* [Exercise requirements]: Reproduce the lines of the material exactly, excluding every image.
┏━━
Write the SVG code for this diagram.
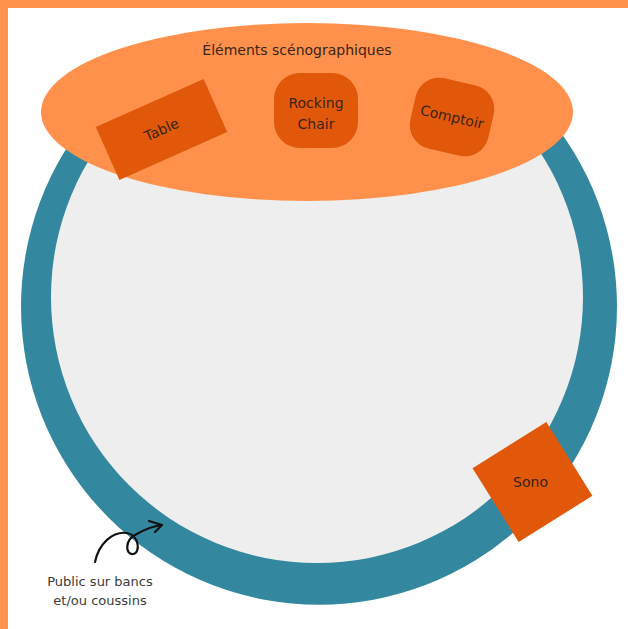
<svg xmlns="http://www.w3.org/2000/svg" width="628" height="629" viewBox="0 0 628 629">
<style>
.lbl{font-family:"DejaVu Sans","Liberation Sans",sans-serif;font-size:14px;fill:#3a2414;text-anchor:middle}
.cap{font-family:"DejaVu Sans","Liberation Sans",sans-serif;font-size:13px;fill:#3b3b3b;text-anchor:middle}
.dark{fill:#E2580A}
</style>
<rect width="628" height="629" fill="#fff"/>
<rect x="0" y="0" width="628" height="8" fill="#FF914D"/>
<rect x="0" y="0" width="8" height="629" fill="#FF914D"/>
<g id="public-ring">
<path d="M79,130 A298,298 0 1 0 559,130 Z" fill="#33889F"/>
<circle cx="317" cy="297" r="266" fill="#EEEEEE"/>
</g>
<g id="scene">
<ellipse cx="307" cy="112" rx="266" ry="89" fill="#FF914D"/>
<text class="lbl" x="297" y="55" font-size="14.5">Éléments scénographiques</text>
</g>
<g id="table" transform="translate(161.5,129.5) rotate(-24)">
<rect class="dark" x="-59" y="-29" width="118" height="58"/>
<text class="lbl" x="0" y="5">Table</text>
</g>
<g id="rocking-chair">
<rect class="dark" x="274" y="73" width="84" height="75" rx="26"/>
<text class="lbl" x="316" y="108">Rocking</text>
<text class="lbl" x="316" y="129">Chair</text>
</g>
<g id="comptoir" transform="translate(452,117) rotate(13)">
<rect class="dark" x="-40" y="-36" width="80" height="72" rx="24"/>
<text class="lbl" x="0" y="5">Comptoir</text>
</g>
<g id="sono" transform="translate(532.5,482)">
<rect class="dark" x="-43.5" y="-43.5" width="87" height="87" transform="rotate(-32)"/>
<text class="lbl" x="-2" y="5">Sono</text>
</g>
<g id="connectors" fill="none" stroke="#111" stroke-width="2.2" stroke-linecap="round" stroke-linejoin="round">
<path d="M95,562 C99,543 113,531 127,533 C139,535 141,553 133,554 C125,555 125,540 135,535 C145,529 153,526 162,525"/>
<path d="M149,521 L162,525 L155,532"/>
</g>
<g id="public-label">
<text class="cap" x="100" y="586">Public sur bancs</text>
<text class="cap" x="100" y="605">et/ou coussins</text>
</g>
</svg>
┗━━
* [Full response]:
Write the SVG code for this diagram.
<svg xmlns="http://www.w3.org/2000/svg" width="628" height="629" viewBox="0 0 628 629">
<style>
.lbl{font-family:"DejaVu Sans","Liberation Sans",sans-serif;font-size:14px;fill:#3a2414;text-anchor:middle}
.cap{font-family:"DejaVu Sans","Liberation Sans",sans-serif;font-size:13px;fill:#3b3b3b;text-anchor:middle}
.dark{fill:#E2580A}
</style>
<rect width="628" height="629" fill="#fff"/>
<rect x="0" y="0" width="628" height="8" fill="#FF914D"/>
<rect x="0" y="0" width="8" height="629" fill="#FF914D"/>
<g id="public-ring">
<path d="M79,130 A298,298 0 1 0 559,130 Z" fill="#33889F"/>
<circle cx="317" cy="297" r="266" fill="#EEEEEE"/>
</g>
<g id="scene">
<ellipse cx="307" cy="112" rx="266" ry="89" fill="#FF914D"/>
<text class="lbl" x="297" y="55" font-size="14.5">Éléments scénographiques</text>
</g>
<g id="table" transform="translate(161.5,129.5) rotate(-24)">
<rect class="dark" x="-59" y="-29" width="118" height="58"/>
<text class="lbl" x="0" y="5">Table</text>
</g>
<g id="rocking-chair">
<rect class="dark" x="274" y="73" width="84" height="75" rx="26"/>
<text class="lbl" x="316" y="108">Rocking</text>
<text class="lbl" x="316" y="129">Chair</text>
</g>
<g id="comptoir" transform="translate(452,117) rotate(13)">
<rect class="dark" x="-40" y="-36" width="80" height="72" rx="24"/>
<text class="lbl" x="0" y="5">Comptoir</text>
</g>
<g id="sono" transform="translate(532.5,482)">
<rect class="dark" x="-43.5" y="-43.5" width="87" height="87" transform="rotate(-32)"/>
<text class="lbl" x="-2" y="5">Sono</text>
</g>
<g id="connectors" fill="none" stroke="#111" stroke-width="2.2" stroke-linecap="round" stroke-linejoin="round">
<path d="M95,562 C99,543 113,531 127,533 C139,535 141,553 133,554 C125,555 125,540 135,535 C145,529 153,526 162,525"/>
<path d="M149,521 L162,525 L155,532"/>
</g>
<g id="public-label">
<text class="cap" x="100" y="586">Public sur bancs</text>
<text class="cap" x="100" y="605">et/ou coussins</text>
</g>
</svg>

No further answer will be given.